Gli abusi subiti dai figli dei partecipanti della Manif pour tous. Alcune vittime hanno anche tentato il suicidio


«Non capivo cosa ci facessi lì, volevo giocare con i Playmobil». È quanto dichiara a Le Monde uno dei bambini trascinati dai suoi genitori alle manifestazioni omofobe della La Manif pour tous.
La vittima del fondamentalismo spiega che «aveva otto anni e i suoi fratelli nove e tre anni, quando sua madre li portò a un raduno de La Manif pour tous a Lione». Era il marzo del 2013 quando fu costretto a protestare contro il matrimonio egualitario: «Davvero non ho capito niente. Non avevo mai sentito parlare di omosessualità», aggiunge.
Ma non era il solo. Un altro bambino spiega che sua madre lo incoraggiò a sostenere che l’unica famiglia possibile «fosse un padre, una madre e dei figli» in virtù di come quello fosse «l’unico modello che conoscevo». Fu così che si ritrovò ad un raduno de La Manif pour tous: «Avrei preferito restare a casa per continuare a leggere», ha dichiarato a Le Monde, spiegando come ai tempi avesse solo dieci anni. Stesso discorso per una bambina che il 24 marzo 2013 venne portata da sua madre a Parigi per manifestare contro il matrimonio egualitario: «Diverse persone urlavano insulti omofobi, avevo mal di testa», spiega. Lei non voleva insultare le persone e «quindi ho fatto apposta un passo indietro per non urlare. Se mia madre mi avesse visto, mi avrebbe costretto».
Le vittime del fondamentalismo ricordano con orrore la ferocia che porto i loro genitori ad abusare di loro contro altri. Una ragazza spiega che sua madre le «ha parlato di “omosessuali degenerati”, “malati di mente”», dicendole che erano lì per protestare e per «impedire agli uomini gay di commettere un peccato mortale agli occhi di Dio sposandosi».
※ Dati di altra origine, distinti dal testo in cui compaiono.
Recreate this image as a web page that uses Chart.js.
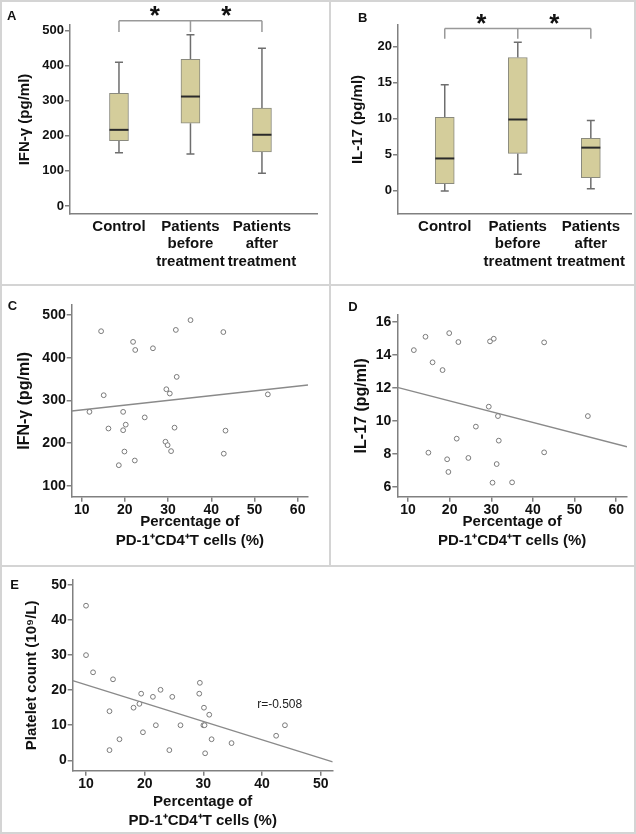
<!DOCTYPE html>
<html>
<head>
<meta charset="utf-8">
<script src="https://cdn.jsdelivr.net/npm/chart.js@4.4.1/dist/chart.umd.min.js"></script>
<style>
  body { margin: 0; background: #fff; }
  #figura { position: relative; width: 636px; height: 834px; overflow: hidden; }
  #figura canvas { position: absolute; }
  .borde { position: absolute; background: #d4d4d4; }
  .letra { position: absolute; font: bold 13px "Liberation Sans", Arial, sans-serif; color: #111; transform: translate(-50%, -50%); }
</style>
</head>
<body>
<div id="figura">
  <canvas id="panelA" width="330" height="285" style="left:0;top:0"></canvas>
  <canvas id="panelB" width="306" height="285" style="left:330px;top:0"></canvas>
  <canvas id="panelC" width="330" height="281" style="left:0;top:285px"></canvas>
  <canvas id="panelD" width="306" height="281" style="left:330px;top:285px"></canvas>
  <canvas id="panelE" width="360" height="267" style="left:0;top:566px"></canvas>

  <!-- marco de la figura -->
  <div class="borde" style="left:0;top:0;width:636px;height:2px"></div>
  <div class="borde" style="left:0;top:832px;width:636px;height:2px"></div>
  <div class="borde" style="left:0;top:0;width:2px;height:834px"></div>
  <div class="borde" style="left:634px;top:0;width:2px;height:834px"></div>
  <div class="borde" style="left:0;top:284px;width:636px;height:2px"></div>
  <div class="borde" style="left:0;top:565px;width:636px;height:2px"></div>
  <div class="borde" style="left:329px;top:0;width:2px;height:566px"></div>

  <div class="letra" style="left:11.7px;top:14.7px">A</div>
  <div class="letra" style="left:362.7px;top:16.7px">B</div>
  <div class="letra" style="left:12.5px;top:304.7px">C</div>
  <div class="letra" style="left:353px;top:306px">D</div>
  <div class="letra" style="left:14.7px;top:584.2px">E</div>
</div>
<script>
// Grupos comunes de los diagramas de caja (A y B)
const grupos = [1, 2, 3];
const etiquetasGrupo = [['Control'], ['Patients', 'before', 'treatment'], ['Patients', 'after', 'treatment']];

// A: IFN-γ (pg/ml)
const ifnMin = [152, 148, 93];
const ifnQ1 = [186, 236, 154];
const ifnMediana = [217, 312, 203];
const ifnQ3 = [321, 418, 279];
const ifnMax = [410, 488, 450];
const ifnTicks = [0, 100, 200, 300, 400, 500];

// B: IL-17 (pg/ml)
const il17Min = [0, 2.3, 0.3];
const il17Q1 = [1.0, 5.2, 1.85];
const il17Mediana = [4.5, 9.9, 6.0];
const il17Q3 = [10.2, 18.5, 7.3];
const il17Max = [14.7, 20.6, 9.75];
const il17Ticks = [0, 5, 10, 15, 20];

// C: porcentaje PD-1+CD4+ vs IFN-γ
const pdC = [11.8, 14.5, 15.1, 16.2, 18.6, 19.6, 19.6, 19.9, 20.2, 21.9, 22.4, 22.3, 24.6, 26.5,
  29.6, 29.4, 29.9, 30.4, 30.7, 31.5, 31.8, 32.0, 35.2, 42.8, 42.9, 43.3, 53.1];
const ifnC = [273, 462, 312, 234, 148, 273, 230, 180, 243, 437, 418, 159, 260, 422,
  326, 203, 195, 316, 181, 236, 465, 355, 488, 460, 175, 229, 314];
const ajusteC = [266.5, 1.113];  // intercepto, pendiente
const ticksC_y = [100, 200, 300, 400, 500];

// D: porcentaje PD-1+CD4+ vs IL-17
const pdD = [11.4, 14.2, 15.9, 14.9, 18.3, 19.9, 19.4, 19.7, 22.1, 21.7, 24.5, 26.3, 29.4, 29.7,
  30.6, 30.3, 31.3, 31.6, 31.8, 35.0, 42.7, 42.7, 53.2];
const il17D = [14.28, 15.09, 13.54, 8.06, 13.07, 15.31, 7.66, 6.89, 14.77, 8.91, 7.74, 9.64, 10.85, 14.81,
  14.97, 6.24, 7.37, 10.28, 8.79, 6.26, 14.75, 8.08, 10.28];
const ajusteD = [12.50, -0.0652];
const ticksD_y = [6, 8, 10, 12, 14, 16];

const ticksCD_x = [10, 20, 30, 40, 50, 60];

// E: porcentaje PD-1+CD4+ vs plaquetas
const pdE = [10, 10, 11.2, 14.6, 14.0, 14.0, 15.7, 18.1, 19.1, 19.4, 19.7, 21.4, 21.9, 22.7,
  24.2, 24.7, 26.1, 29.3, 29.4, 30.1, 30.0, 30.2, 30.3, 31.0, 31.4, 34.8, 42.4, 43.9];
const plaquetasE = [44.1, 30.0, 25.1, 23.1, 14.0, 2.9, 6.0, 15.0, 16.1, 19.0, 8.0, 18.1, 10.0, 20.1,
  2.9, 18.1, 10.0, 19.0, 22.1, 15.0, 10.0, 10.0, 2.0, 13.0, 6.0, 4.9, 7.0, 10.0];
const ajusteE = [26.73, -0.522];
const ticksE_x = [10, 20, 30, 40, 50];
const ticksE_y = [0, 10, 20, 30, 40, 50];
const textoR = 'r=-0.508';

const fuente = "'Liberation Sans', Arial, sans-serif";
const gris = '#808080';
const negro = '#111';

Chart.defaults.font.family = fuente;
Chart.defaults.animation = false;

function escalaY(min, max, ticks, titulo, tamTitulo, padTitulo, ancho, tamTick) {
  return {
    type: 'linear', min: min, max: max,
    afterBuildTicks: s => { s.ticks = ticks.map(v => ({ value: v })); },
    afterFit: s => { s.width = ancho; },
    grid: { display: true, drawOnChartArea: false, drawTicks: true, tickLength: 5, color: gris, lineWidth: 1.5 },
    border: { display: true, color: gris, width: 1.5 },
    ticks: { color: negro, padding: 1, font: { size: tamTick, weight: 'bold' } },
    title: { display: true, text: titulo, color: negro, padding: { top: padTitulo, bottom: 0 },
      font: { size: tamTitulo, weight: 'bold', lineHeight: 1.2 } }
  };
}

// Bigotes, medianas y corchete de significancia de los diagramas de caja
function pluginCajas(d) {
  return {
    id: 'cajas',
    beforeDatasetsDraw(chart) {
      const { ctx, scales: { x, y } } = chart;
      ctx.save();
      ctx.strokeStyle = '#6e6e6e';
      ctx.lineWidth = 1.5;
      grupos.forEach((g, i) => {
        const px = x.getPixelForValue(g);
        ctx.beginPath();
        ctx.moveTo(px, y.getPixelForValue(d.min[i])); ctx.lineTo(px, y.getPixelForValue(d.q1[i]));
        ctx.moveTo(px, y.getPixelForValue(d.q3[i])); ctx.lineTo(px, y.getPixelForValue(d.max[i]));
        ctx.moveTo(px - 4, y.getPixelForValue(d.min[i])); ctx.lineTo(px + 4, y.getPixelForValue(d.min[i]));
        ctx.moveTo(px - 4, y.getPixelForValue(d.max[i])); ctx.lineTo(px + 4, y.getPixelForValue(d.max[i]));
        ctx.stroke();
      });
      ctx.restore();
    },
    afterDatasetsDraw(chart) {
      const { ctx, scales: { x, y } } = chart;
      const barras = chart.getDatasetMeta(0).data;
      ctx.save();
      ctx.strokeStyle = '#2a2a2a';
      ctx.lineWidth = 2;
      grupos.forEach((g, i) => {
        const px = x.getPixelForValue(g);
        const w = barras[i].width / 2;
        const py = y.getPixelForValue(d.mediana[i]);
        ctx.beginPath(); ctx.moveTo(px - w, py); ctx.lineTo(px + w, py); ctx.stroke();
      });
      // corchete
      const yNivel = y.getPixelForValue(d.corchete[0]);
      const yBajo = y.getPixelForValue(d.corchete[1]);
      ctx.strokeStyle = '#999';
      ctx.lineWidth = 1.5;
      ctx.beginPath();
      ctx.moveTo(x.getPixelForValue(grupos[0]), yNivel);
      ctx.lineTo(x.getPixelForValue(grupos[2]), yNivel);
      grupos.forEach(g => {
        ctx.moveTo(x.getPixelForValue(g), yNivel);
        ctx.lineTo(x.getPixelForValue(g), yBajo);
      });
      ctx.stroke();
      ctx.fillStyle = negro;
      ctx.font = 'bold 26px ' + fuente;
      ctx.textAlign = 'center';
      ctx.textBaseline = 'alphabetic';
      [1.5, 2.5].forEach(v => ctx.fillText('*', x.getPixelForValue(v), yNivel + 3));
      ctx.restore();
    }
  };
}

function graficaCajas(id, d) {
  new Chart(document.getElementById(id), {
    type: 'bar',
    data: {
      datasets: [{
        data: grupos.map((g, i) => ({ x: g, y: [d.q1[i], d.q3[i]] })),
        backgroundColor: '#d4cd9b',
        borderColor: '#8a8a7e',
        borderWidth: 1,
        borderSkipped: false,
        barThickness: 19
      }]
    },
    options: {
      responsive: false,
      devicePixelRatio: 1,
      layout: { padding: d.padding },
      plugins: { legend: { display: false }, tooltip: { enabled: false } },
      scales: {
        x: {
          type: 'linear', min: d.xMin, max: d.xMax, offset: false,
          afterBuildTicks: s => { s.ticks = grupos.map(v => ({ value: v })); },
          afterFit: s => { s.height = 60; },
          grid: { display: false, offset: false, drawTicks: false, tickLength: 0 },
          border: { display: true, color: gris, width: 1.5 },
          ticks: {
            autoSkip: false, maxRotation: 0, minRotation: 0, padding: 4, color: negro,
            font: { size: 15, weight: 'bold', lineHeight: 1.17 },
            callback: v => etiquetasGrupo[grupos.indexOf(v)]
          }
        },
        y: escalaY(d.yMin, d.yMax, d.ticks, d.titulo, 15, d.padTitulo, d.anchoY, 13)
      }
    },
    plugins: [pluginCajas(d)]
  });
}

function pluginTexto(t) {
  return {
    id: 'texto',
    afterDatasetsDraw(chart) {
      const { ctx, scales: { x, y } } = chart;
      ctx.save();
      ctx.fillStyle = '#222';
      ctx.font = '12px ' + fuente;
      ctx.textAlign = 'center';
      ctx.textBaseline = 'middle';
      ctx.fillText(t.texto, x.getPixelForValue(t.x), y.getPixelForValue(t.y));
      ctx.restore();
    }
  };
}

function graficaDispersion(id, d) {
  new Chart(document.getElementById(id), {
    type: 'scatter',
    data: {
      datasets: [
        {
          data: d.xs.map((v, i) => ({ x: v, y: d.ys[i] })),
          pointRadius: 2.4, pointBorderWidth: 1,
          pointBorderColor: '#7a7a7a', pointBackgroundColor: '#fff'
        },
        {
          data: [d.xMin, d.xMax].map(v => ({ x: v, y: d.ajuste[0] + d.ajuste[1] * v })),
          showLine: true, pointRadius: 0, borderColor: '#8a8a8a', borderWidth: 1.3
        }
      ]
    },
    options: {
      responsive: false,
      devicePixelRatio: 1,
      layout: { padding: d.padding },
      plugins: { legend: { display: false }, tooltip: { enabled: false } },
      scales: {
        x: {
          type: 'linear', min: d.xMin, max: d.xMax,
          afterBuildTicks: s => { s.ticks = d.ticksX.map(v => ({ value: v })); },
          afterFit: s => { s.height = d.altoX; },
          grid: { display: true, drawOnChartArea: false, drawTicks: true, tickLength: 5, color: gris, lineWidth: 1.5 },
          border: { display: true, color: gris, width: 1.5 },
          ticks: { autoSkip: false, maxRotation: 0, padding: d.padTickX, color: negro, font: { size: 14, weight: 'bold' } },
          title: {
            display: true, text: ['Percentage of', 'PD-1\u207ACD4\u207AT cells (%)'], color: negro,
            padding: { top: 0, bottom: 0 }, font: { size: 15, weight: 'bold', lineHeight: 1.29 }
          }
        },
        y: escalaY(d.yMin, d.yMax, d.ticksY, d.titulo, d.tamTitulo, d.padTitulo, d.anchoY, 14)
      }
    },
    plugins: d.texto ? [pluginTexto(d.texto)] : []
  });
}

graficaCajas('panelA', {
  min: ifnMin, q1: ifnQ1, mediana: ifnMediana, q3: ifnQ3, max: ifnMax, ticks: ifnTicks,
  titulo: 'IFN-\u03B3 (pg/ml)', padTitulo: 16, anchoY: 70,
  xMin: 0.315, xMax: 3.77, yMin: -23, yMax: 516, corchete: [528, 496],
  padding: { top: 25, right: 13, bottom: 11, left: 0 }
});

graficaCajas('panelB', {
  min: il17Min, q1: il17Q1, mediana: il17Mediana, q3: il17Q3, max: il17Max, ticks: il17Ticks,
  titulo: 'IL-17 (pg/ml)', padTitulo: 19, anchoY: 68,
  xMin: 0.36, xMax: 3.55, yMin: -3.2, yMax: 23.0, corchete: [22.5, 21.1],
  padding: { top: 25, right: 5, bottom: 11, left: 0 }
});

graficaDispersion('panelC', {
  xs: pdC, ys: ifnC, ajuste: ajusteC, ticksX: ticksCD_x, ticksY: ticksC_y,
  xMin: 7.69, xMax: 62.4, yMin: 74.2, yMax: 523.4,
  titulo: 'IFN-\u03B3 (pg/ml)', tamTitulo: 16, padTitulo: 15, anchoY: 71.7, altoX: 54.3, padTickX: 0,
  padding: { top: 20, right: 22, bottom: 15, left: 0 }
});

graficaDispersion('panelD', {
  xs: pdD, ys: il17D, ajuste: ajusteD, ticksX: ticksCD_x, ticksY: ticksD_y,
  xMin: 7.43, xMax: 62.6, yMin: 5.39, yMax: 16.41,
  titulo: 'IL-17 (pg/ml)', tamTitulo: 16, padTitulo: 21.7, anchoY: 67.3, altoX: 54.3, padTickX: 0,
  padding: { top: 30, right: 9, bottom: 15, left: 0 }
});

graficaDispersion('panelE', {
  xs: pdE, ys: plaquetasE, ajuste: ajusteE, ticksX: ticksE_x, ticksY: ticksE_y,
  xMin: 7.73, xMax: 52.04, yMin: -2.97, yMax: 51.43,
  titulo: 'Platelet count (10\u2079/L)', tamTitulo: 15, padTitulo: 22.7, anchoY: 72.7, altoX: 60.3, padTickX: 0,
  padding: { top: 14, right: 27.3, bottom: 2, left: 0 },
  texto: { texto: textoR, x: 43, y: 15.8 }
});
</script>
</body>
</html>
Ma il problema è nato quando alcuni bambini usati dal fondamentalismo organizzato hanno scoperto di non essere eterosessuali come esigevano i loro genitori. Improvvisamente erano loro ad essere i “degenerati” e i “malati di mente” contro cui mamma papà sbraitavano insulti con isterica violenza.
«Mi resi conto di quanto fosse stata violenta e odiosa questa manifestazione. Ho realizzato soprattutto l'impatto che avrebbe potuto avere su di me», spiega una di quelle vittime. La stessa sorte è toccata a chi racconta che «dai 15 ai 18 anni piangevo ogni notte nella mia stanza e pregavo per un cambiamento» confessa. Dichiarare la sua bisessualità ai genitori era impensabile: «So che se lo scoprono, mi taglieranno i viveri».
Non male per quei violenti che cercavano consensi urlando «giù le mani dai bambini» mentre molestavano i loro stessi figli.
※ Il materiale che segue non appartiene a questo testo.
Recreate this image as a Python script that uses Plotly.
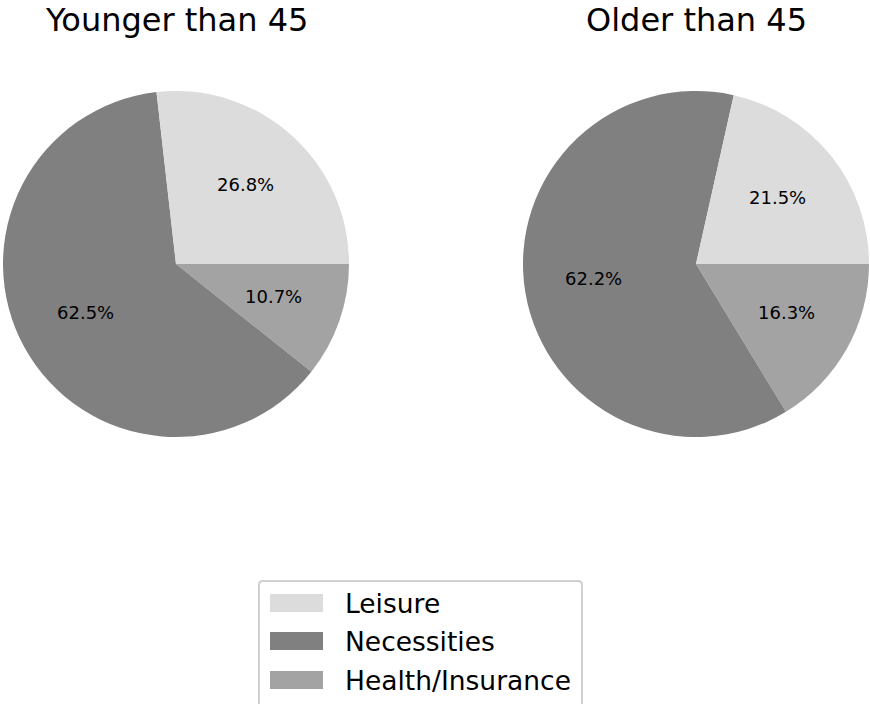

E se Jacopo Coghe ha fatto soldi e cartiera partecipando a quelle deviate manifestaziomi di incitamento all'odio, non è chiaro se abbia detto ai suoi figli che i soldi con cui ha comprato i loro giocattoli arrivino da manifestazioni che hanno spinto le sue vittime a tentare il suicidio.
Una vittima spiega: «Ho iniziato negando apertamente, non poteva essere vero. Ma, in fondo, sapevo molto bene di mentire a me stesso. Mi odiavo ancora di più, alcune notti ho pianto, volevo “ripararmi”». Poi, quando ha capito di essere lesbica ha tentato il suicidio: «Una notte ho preso molte medicine, ma non ha funzionato. Penso che sia stato un grido di aiuto». «C'è anche molto sessismo a La Manif pour tous, oltre a omofobia e transfobia. Ma non volevo diventare come le donne della mia famiglia. Ho capito che il matrimonio con un uomo non faceva per me».

Le testimonianze proseguono con chi dichiara: «I miei genitori hanno divorziato nel 2013 e oggi ho pochi contatti con mio padre, che era violento. Sono in totale contraddizione con i valori che difendono e non sono gli unici» riporta ancora il quotidiano francese.
C'è poi chi denuncia le strumentalizzazioni dei neocattolici francesi a danno dei bambini: «Sono messi in scena sui carri, mentre non hanno idea di chi sono e di cosa sono. Di cosa diventeranno». Ed ancora: «Essendo io una vittima diretta dell'indottrinamento che organizzano sui bambini, penso davvero che La Manif pour tous faccia molto male».